FAS has recently started a new project on Nonproliferation Law and Policy, which is directed by Christopher Bidwell, an FAS senior fellow, an attorney, and a retired naval officer. This program recognizes that making WMD nonproliferation work to achieve desired ends requires a mix of technological solutions and policy choices embedded within a legal infrastructure that combines and complements both elements. Neither of these two elements can be developed in a vacuum. Both elements in fact play off each other. To help make these elements work together, FAS offers a platform where the nonproliferation science and technology communities can interact with the law and policy communities to think through nonproliferation challenges. Areas of current focus include: attribution, export controls, use of sanctions and economic leverage, infrastructure protection and verification/monitoring in support of WMD nonproliferation goals.
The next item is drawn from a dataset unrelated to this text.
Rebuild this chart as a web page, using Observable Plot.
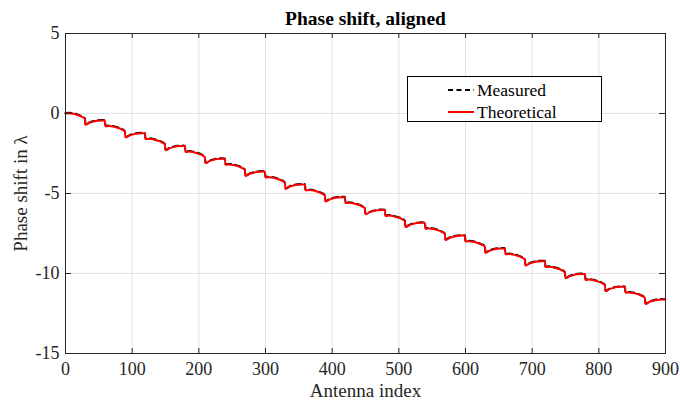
<!DOCTYPE html>
<html><head><meta charset="utf-8">
<script src="https://cdn.jsdelivr.net/npm/d3@7"></script>
<script src="https://cdn.jsdelivr.net/npm/@observablehq/plot@0.6"></script>
<style>
html,body{margin:0;padding:0;background:#fff;}
#wrap{position:relative;width:680px;height:403px;overflow:hidden;}
#legend{position:absolute;left:406px;top:75px;}
#legend text{font-family:"Liberation Serif",serif;font-size:17.5px;fill:#000;}
</style></head><body>
<div id="wrap"></div>
<script>
const xTicks = [0, 100, 200, 300, 400, 500, 600, 700, 800, 900];
const yTicks = [-15, -10, -5, 0, 5];
const seriesNames = ["Measured", "Theoretical"];
// antenna index at the start of each 30-element sub-array
const segmentStarts = [0, 30, 60, 90, 120, 150, 180, 210, 240, 270, 300, 330, 360, 390, 420,
  450, 480, 510, 540, 570, 600, 630, 660, 690, 720, 750, 780, 810, 840, 870];
// sampled positions within a sub-array
const segmentOffsets = [0, 6, 12, 18, 24, 29];

const theoretical = [
  [0.00, 0.02, -0.02, -0.09, -0.19, -0.32],
  [-0.70, -0.58, -0.50, -0.45, -0.43, -0.43],
  [-0.80, -0.78, -0.82, -0.89, -0.99, -1.12],
  [-1.50, -1.38, -1.30, -1.25, -1.23, -1.23],
  [-1.60, -1.58, -1.62, -1.69, -1.79, -1.92],
  [-2.30, -2.18, -2.10, -2.05, -2.03, -2.03],
  [-2.40, -2.38, -2.42, -2.49, -2.59, -2.72],
  [-3.10, -2.98, -2.90, -2.85, -2.83, -2.83],
  [-3.20, -3.18, -3.22, -3.29, -3.39, -3.52],
  [-3.90, -3.78, -3.70, -3.65, -3.63, -3.63],
  [-4.00, -3.98, -4.02, -4.09, -4.19, -4.32],
  [-4.70, -4.58, -4.50, -4.45, -4.43, -4.43],
  [-4.80, -4.78, -4.82, -4.89, -4.99, -5.12],
  [-5.50, -5.38, -5.30, -5.25, -5.23, -5.23],
  [-5.60, -5.58, -5.62, -5.69, -5.79, -5.92],
  [-6.30, -6.18, -6.10, -6.05, -6.03, -6.03],
  [-6.40, -6.38, -6.42, -6.49, -6.59, -6.72],
  [-7.10, -6.98, -6.90, -6.85, -6.83, -6.83],
  [-7.20, -7.18, -7.22, -7.29, -7.39, -7.52],
  [-7.90, -7.78, -7.70, -7.65, -7.63, -7.63],
  [-8.00, -7.98, -8.02, -8.09, -8.19, -8.32],
  [-8.70, -8.58, -8.50, -8.45, -8.43, -8.43],
  [-8.80, -8.78, -8.82, -8.89, -8.99, -9.12],
  [-9.50, -9.38, -9.30, -9.25, -9.23, -9.23],
  [-9.60, -9.58, -9.62, -9.69, -9.79, -9.92],
  [-10.30, -10.18, -10.10, -10.05, -10.03, -10.03],
  [-10.40, -10.38, -10.42, -10.49, -10.59, -10.72],
  [-11.10, -10.98, -10.90, -10.85, -10.83, -10.83],
  [-11.20, -11.18, -11.22, -11.29, -11.39, -11.52],
  [-11.90, -11.78, -11.70, -11.65, -11.63, -11.63]
];

const measured = [
  [0.03, 0.05, 0.01, -0.06, -0.16, -0.30],
  [-0.68, -0.55, -0.47, -0.42, -0.40, -0.41],
  [-0.77, -0.75, -0.79, -0.86, -0.96, -1.10],
  [-1.48, -1.35, -1.27, -1.22, -1.20, -1.21],
  [-1.57, -1.55, -1.59, -1.66, -1.76, -1.90],
  [-2.28, -2.15, -2.07, -2.02, -2.00, -2.01],
  [-2.37, -2.35, -2.39, -2.46, -2.56, -2.70],
  [-3.08, -2.95, -2.87, -2.82, -2.80, -2.81],
  [-3.17, -3.15, -3.19, -3.26, -3.36, -3.50],
  [-3.88, -3.75, -3.67, -3.62, -3.60, -3.61],
  [-3.97, -3.95, -3.99, -4.06, -4.16, -4.30],
  [-4.68, -4.55, -4.47, -4.42, -4.40, -4.41],
  [-4.77, -4.75, -4.79, -4.86, -4.96, -5.10],
  [-5.48, -5.35, -5.27, -5.22, -5.20, -5.21],
  [-5.57, -5.55, -5.59, -5.66, -5.76, -5.90],
  [-6.28, -6.15, -6.07, -6.02, -6.00, -6.01],
  [-6.37, -6.35, -6.39, -6.46, -6.56, -6.70],
  [-7.08, -6.95, -6.87, -6.82, -6.80, -6.81],
  [-7.17, -7.15, -7.19, -7.26, -7.36, -7.50],
  [-7.88, -7.75, -7.67, -7.62, -7.60, -7.61],
  [-7.97, -7.95, -7.99, -8.06, -8.16, -8.30],
  [-8.68, -8.55, -8.47, -8.42, -8.40, -8.41],
  [-8.77, -8.75, -8.79, -8.86, -8.96, -9.10],
  [-9.48, -9.35, -9.27, -9.22, -9.20, -9.21],
  [-9.57, -9.55, -9.59, -9.66, -9.76, -9.90],
  [-10.28, -10.15, -10.07, -10.02, -10.00, -10.01],
  [-10.37, -10.35, -10.39, -10.46, -10.56, -10.70],
  [-11.08, -10.95, -10.87, -10.82, -10.80, -10.81],
  [-11.17, -11.15, -11.19, -11.26, -11.36, -11.50],
  [-11.88, -11.75, -11.67, -11.62, -11.60, -11.61]
];

const rows = [];
segmentStarts.forEach((s, k) => {
  segmentOffsets.forEach((o, i) => {
    rows.push({antenna: s + o, measured: measured[k][i], theoretical: theoretical[k][i]});
  });
});

const W = 680, H = 403, mL = 65, mR = 15, mT = 33, mB = 50;
const fw = W - mL - mR, fh = H - mT - mB;
const axisColor = "#262626";

const chart = Plot.plot({
  width: W, height: H,
  marginLeft: mL, marginRight: mR, marginTop: mT, marginBottom: mB,
  x: {domain: [0, 900]},
  y: {domain: [-15, 5]},
  style: {fontFamily: "Liberation Serif, serif", fontSize: "18px", color: axisColor, background: "white", overflow: "visible"},
  marks: [
    Plot.gridX(xTicks, {stroke: "#e1e1e1", strokeOpacity: 1, strokeWidth: 1}),
    Plot.gridY(yTicks, {stroke: "#e1e1e1", strokeOpacity: 1, strokeWidth: 1}),
    Plot.line(rows, {x: "antenna", y: "measured", stroke: "#000000", strokeWidth: 2, strokeDasharray: "6,4", curve: "monotone-x"}),
    Plot.line(rows, {x: "antenna", y: "theoretical", stroke: "#ff0000", strokeWidth: 2, curve: "monotone-x"}),
    Plot.frame({stroke: axisColor, strokeWidth: 1}),
    Plot.tickX(xTicks, {x: d => d, stroke: axisColor, insetTop: fh - 5}),
    Plot.tickX(xTicks, {x: d => d, stroke: axisColor, insetBottom: fh - 5}),
    Plot.tickY(yTicks, {y: d => d, stroke: axisColor, insetRight: fw - 6}),
    Plot.tickY(yTicks, {y: d => d, stroke: axisColor, insetLeft: fw - 6}),
    Plot.axisX(xTicks, {tickSize: 0, tickPadding: 9, tickFormat: d => String(d), label: null, fontSize: 18, fill: axisColor}),
    Plot.axisY(yTicks, {tickSize: 0, tickPadding: 6, tickFormat: d => String(d), label: null, fontSize: 18, fill: axisColor}),
    Plot.text(["Antenna index"], {text: d => d, frameAnchor: "bottom", dy: 37, textAnchor: "middle", lineAnchor: "middle", fontSize: 19, fill: axisColor}),
    Plot.text(["Phase shift in \u03BB"], {text: d => d, frameAnchor: "left", dx: -45, rotate: -90, textAnchor: "middle", lineAnchor: "middle", fontSize: 19, fill: axisColor}),
    Plot.text(["Phase shift, aligned"], {text: d => d, frameAnchor: "top", dy: -15, textAnchor: "middle", lineAnchor: "middle", fontSize: 19.5, fontWeight: "bold", fill: "#000"})
  ]
});

const wrap = document.getElementById("wrap");
wrap.appendChild(chart);

// legend overlay
const ns = "http://www.w3.org/2000/svg";
const leg = document.createElementNS(ns, "svg");
leg.setAttribute("id", "legend");
leg.setAttribute("width", 197);
leg.setAttribute("height", 48);
const sel = d3.select(leg);
sel.append("rect").attr("x", 1.5).attr("y", 1.5).attr("width", 194).attr("height", 45)
  .attr("fill", "white").attr("stroke", "#000").attr("stroke-width", 1);
const legendStyles = [
  {stroke: "#000000", dash: "5,3.5"},
  {stroke: "#ff0000", dash: null}
];
seriesNames.forEach((name, i) => {
  const y = 15 + i * 22;
  const ln = sel.append("line").attr("x1", 42).attr("x2", 68).attr("y1", y).attr("y2", y)
    .attr("stroke", legendStyles[i].stroke).attr("stroke-width", 2);
  if (legendStyles[i].dash) ln.attr("stroke-dasharray", legendStyles[i].dash);
  sel.append("text").attr("x", 71).attr("y", y).attr("dy", "0.35em").text(name);
});
wrap.appendChild(leg);
</script>
</body></html>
FAS’s Assessments of Dual-Use Nuclear Fuel Cycles and Proliferation

As mentioned, FAS since its founding has worked on understanding how to better prevent or limit the misuse of peaceful nuclear energy into weapons programs. Charles Ferguson, FAS president, has been leading FAS’s efforts in this critical area since 2010. In particular, FAS has been focusing its work on Iran and East Asia. Dr. Ferguson and Ali Vaez have written extensively on more effective safeguards and monitoring of the Iranian nuclear program. Other FAS researchers such as Chris Bidwell and Mark Jansson have recently researched and written on the Iranian nuclear issue. From 2011 to 2013, Dr. Ferguson co-chaired with L. Gordon Flake, then-executive director of the Mansfield Foundation, the U.S.-Japan Nuclear Working Group. Dr. Ferguson has also co-led a trilateral initiative involving Japanese, South Korean, and American nuclear energy and nonproliferation experts. FAS will continue to analyze and educate on nuclear energy developments around the globe that could affect further proliferation.

Counter-proliferation Methods

While nonproliferation methods have been remarkably successful in that only a few states have developed nuclear weapons since enactment of the NPT, these methods are not sufficient. Counter-proliferation methods are designed to interdict the transfer of WMD or the materials and knowhow to make WMD, shoot down missiles armed with WMD, and even to employ military force to prevent use of WMD.

FAS Analysis on Missile Defense

For instance, FAS experts have investigated the benefits and risks of missile defense in countering threats of missiles armed with WMD. Presently, Charles Ferguson and Bruce MacDonald, an adjunct senior fellow, are examining the strategic implications of a possible Chinese development and deployment of missile defense. In recent years, FAS has sponsored analytic work on the potential effects of U.S. missile defense deployment on U.S.-Russia nuclear arms control and arms reductions. Since the 1960s, FAS leaders such as Hans Bethe, Richard Garwin, and Herbert York have testified to Congress and written extensively about missile defense to further the public debate. FAS will continue to analyze and track missile defense developments especially its technological effectiveness in shooting down missiles and its effects on arms control and international security.